* _EXERCISE OBJECTIVE_
Repeat the material below exactly, with no pictures.

START DATA PROVIDED

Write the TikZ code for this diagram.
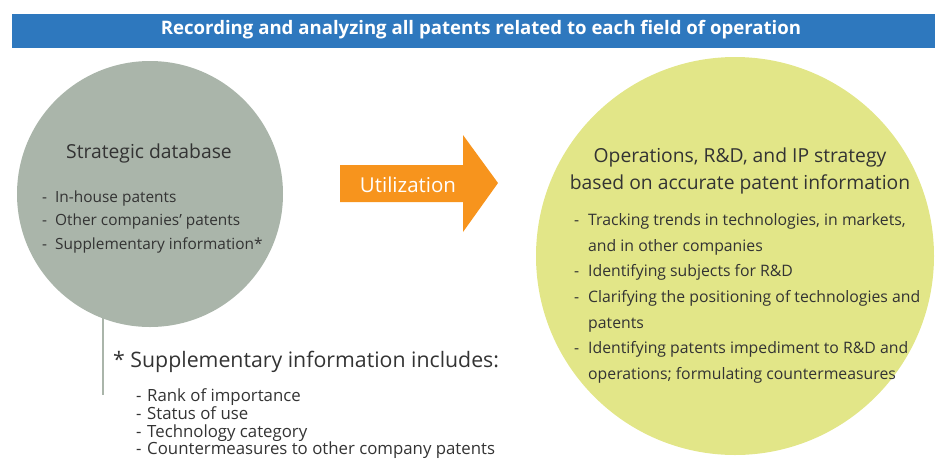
\documentclass[tikz,border=0pt]{standalone}
\usepackage{fontspec}
\setmainfont{Open Sans}
\definecolor{bannerblue}{HTML}{2E78BE}
\definecolor{dbgray}{HTML}{AAB5AA}
\definecolor{stratyellow}{HTML}{E2E688}
\definecolor{utilorange}{HTML}{F7941D}
\definecolor{txt}{HTML}{333333}
\tikzset{
  x=1pt,y=-1pt,
  itemtxt/.style={anchor=base west,inner sep=0pt,text=txt,font=\fontsize{15.4}{17}\selectfont},
  ritemtxt/.style={anchor=base west,inner sep=0pt,text=txt,font=\fontsize{15.8}{17}\selectfont},
  titletxt/.style={anchor=base,inner sep=0pt,text=txt,font=\fontsize{19.3}{21}\selectfont},
  subtxt/.style={anchor=base west,inner sep=0pt,text=txt,font=\fontsize{16.8}{18}\selectfont},
}
\begin{document}
\begin{tikzpicture}
\useasboundingbox (0,0) rectangle (935,459);
% banner
\fill[bannerblue] (12,14) rectangle (935,48);
\node[inner sep=0pt,text=white,font=\bfseries\fontsize{18.6}{20}\selectfont] (banner) at (481,30)
  {Recording and analyzing all patents related to each field of operation};
% left circle and line
\coordinate (lc) at (150,194);
\coordinate (lineend) at (103,395);
\draw[dbgray,line width=2.5pt] (103,300) -- (lineend);
\fill[dbgray] (lc) circle (133);
% right circle
\fill[stratyellow] (735,256) circle (199);
% arrow
\fill[utilorange] (340,165) -- (463,165) -- (463,135) -- (498,183) -- (463,232) -- (463,202) -- (340,202) -- cycle;
\node[inner sep=0pt,text=white,font=\fontsize{20.5}{22}\selectfont] (util) at (408,185) {Utilization};
% left texts
\node[titletxt] (dbtitle) at (149,158) {Strategic database};
\node[itemtxt] (d1) at (42,202) {-};
\node[itemtxt] (i1) at (55,202) {In-house patents};
\node[itemtxt] (d2) at (42,225) {-};
\node[itemtxt] (i2) at (55,225) {Other companies’ patents};
\node[itemtxt] (d3) at (42,249) {-};
\node[itemtxt] (i3) at (55,249) {Supplementary information*};
% right texts
\node[titletxt] (st1) at (740,162) {Operations, R\&D, and IP strategy};
\node[titletxt] (st2) at (740,189) {based on accurate patent information};
\node[ritemtxt] (r1d) at (574,225) {-};
\node[ritemtxt] (r1) at (588,225) {Tracking trends in technologies, in markets,};
\node[ritemtxt] (r1b) at (588,251) {and in other companies};
\node[ritemtxt] (r2d) at (574,276) {-};
\node[ritemtxt] (r2) at (588,276) {Identifying subjects for R\&D};
\node[ritemtxt] (r3d) at (574,302) {-};
\node[ritemtxt] (r3) at (588,302) {Clarifying the positioning of technologies and};
\node[ritemtxt] (r3b) at (588,328) {patents};
\node[ritemtxt] (r4d) at (574,353) {-};
\node[ritemtxt] (r4) at (588,353) {Identifying patents impediment to R\&D and};
\node[ritemtxt] (r4b) at (588,379) {operations; formulating countermeasures};
% bottom note
\node[anchor=base west,inner sep=0pt,text=txt,font=\fontsize{21.3}{23}\selectfont] (note) at (113,367) {* Supplementary information includes:};
\node[subtxt] (n1d) at (136,401) {-};
\node[subtxt] (n1) at (147,401) {Rank of importance};
\node[subtxt] (n2d) at (136,419) {-};
\node[subtxt] (n2) at (147,419) {Status of use};
\node[subtxt] (n3d) at (136,437) {-};
\node[subtxt] (n3) at (147,437) {Technology category};
\node[subtxt] (n4d) at (136,454) {-};
\node[subtxt] (n4) at (147,454) {Countermeasures to other company patents};
\end{tikzpicture}
\end{document}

END DATA PROVIDED

* _IN RESPONSE_
Write the TikZ code for this diagram.
\documentclass[tikz,border=0pt]{standalone}
\usepackage{fontspec}
\setmainfont{Open Sans}
\definecolor{bannerblue}{HTML}{2E78BE}
\definecolor{dbgray}{HTML}{AAB5AA}
\definecolor{stratyellow}{HTML}{E2E688}
\definecolor{utilorange}{HTML}{F7941D}
\definecolor{txt}{HTML}{333333}
\tikzset{
  x=1pt,y=-1pt,
  itemtxt/.style={anchor=base west,inner sep=0pt,text=txt,font=\fontsize{15.4}{17}\selectfont},
  ritemtxt/.style={anchor=base west,inner sep=0pt,text=txt,font=\fontsize{15.8}{17}\selectfont},
  titletxt/.style={anchor=base,inner sep=0pt,text=txt,font=\fontsize{19.3}{21}\selectfont},
  subtxt/.style={anchor=base west,inner sep=0pt,text=txt,font=\fontsize{16.8}{18}\selectfont},
}
\begin{document}
\begin{tikzpicture}
\useasboundingbox (0,0) rectangle (935,459);
% banner
\fill[bannerblue] (12,14) rectangle (935,48);
\node[inner sep=0pt,text=white,font=\bfseries\fontsize{18.6}{20}\selectfont] (banner) at (481,30)
  {Recording and analyzing all patents related to each field of operation};
% left circle and line
\coordinate (lc) at (150,194);
\coordinate (lineend) at (103,395);
\draw[dbgray,line width=2.5pt] (103,300) -- (lineend);
\fill[dbgray] (lc) circle (133);
% right circle
\fill[stratyellow] (735,256) circle (199);
% arrow
\fill[utilorange] (340,165) -- (463,165) -- (463,135) -- (498,183) -- (463,232) -- (463,202) -- (340,202) -- cycle;
\node[inner sep=0pt,text=white,font=\fontsize{20.5}{22}\selectfont] (util) at (408,185) {Utilization};
% left texts
\node[titletxt] (dbtitle) at (149,158) {Strategic database};
\node[itemtxt] (d1) at (42,202) {-};
\node[itemtxt] (i1) at (55,202) {In-house patents};
\node[itemtxt] (d2) at (42,225) {-};
\node[itemtxt] (i2) at (55,225) {Other companies’ patents};
\node[itemtxt] (d3) at (42,249) {-};
\node[itemtxt] (i3) at (55,249) {Supplementary information*};
% right texts
\node[titletxt] (st1) at (740,162) {Operations, R\&D, and IP strategy};
\node[titletxt] (st2) at (740,189) {based on accurate patent information};
\node[ritemtxt] (r1d) at (574,225) {-};
\node[ritemtxt] (r1) at (588,225) {Tracking trends in technologies, in markets,};
\node[ritemtxt] (r1b) at (588,251) {and in other companies};
\node[ritemtxt] (r2d) at (574,276) {-};
\node[ritemtxt] (r2) at (588,276) {Identifying subjects for R\&D};
\node[ritemtxt] (r3d) at (574,302) {-};
\node[ritemtxt] (r3) at (588,302) {Clarifying the positioning of technologies and};
\node[ritemtxt] (r3b) at (588,328) {patents};
\node[ritemtxt] (r4d) at (574,353) {-};
\node[ritemtxt] (r4) at (588,353) {Identifying patents impediment to R\&D and};
\node[ritemtxt] (r4b) at (588,379) {operations; formulating countermeasures};
% bottom note
\node[anchor=base west,inner sep=0pt,text=txt,font=\fontsize{21.3}{23}\selectfont] (note) at (113,367) {* Supplementary information includes:};
\node[subtxt] (n1d) at (136,401) {-};
\node[subtxt] (n1) at (147,401) {Rank of importance};
\node[subtxt] (n2d) at (136,419) {-};
\node[subtxt] (n2) at (147,419) {Status of use};
\node[subtxt] (n3d) at (136,437) {-};
\node[subtxt] (n3) at (147,437) {Technology category};
\node[subtxt] (n4d) at (136,454) {-};
\node[subtxt] (n4) at (147,454) {Countermeasures to other company patents};
\end{tikzpicture}
\end{document}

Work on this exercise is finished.